Now, with the delayed choice: the key is to resist the temptation to take the state “signal photon has landed, but idler photon has yet to land” as point B in my above analogy. If you did, you’d see that the world state can be reached by the photon going through either slit, and so interference inside this single branch must have occurred. But time doesn’t work that way, it turns out: the true final world states are those that take into account where the idler photon went. And so we see that in the world state where the idler photon landed in D1 or D2, this could have occurred whether the photon went through either slit, and so both on D0 (for those photons) and D1/D2, we end up seeing interference patterns, as we’re still within a single branch, so to speak (when it comes to this limited interaction, that is).
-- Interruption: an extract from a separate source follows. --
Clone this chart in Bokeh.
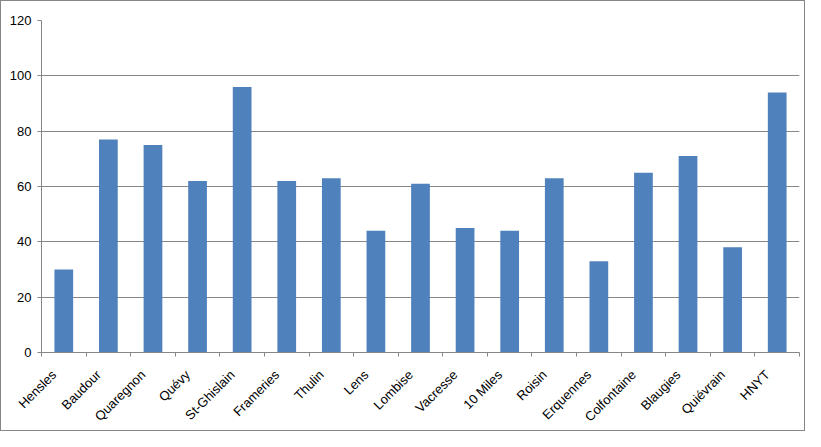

Whereas in the case where the idler photon reaches D3, that world state could not have been reached by the photon going through either slit, and so the trajectory of the photon did not interfere with any other trajectory (since the other trajectory led to a world state where the idler photon was detected at D4, so a separate branch).
So going back to my point A/B analogy, imagine three world states A, B and C as points on a page, and STRAIGHT lines represent different hypothetical paths a photon could take, you can see that if two paths lead from point A to point B, the lines would be on top of each other, meaning a single branch, and the paths would interfere. But if one of the paths led to point A and the other to point B, they would not be on top of each other, they go into different branches, and so the paths would not interfere.
Belated thanks to you and MrMind, these answers were very helpful.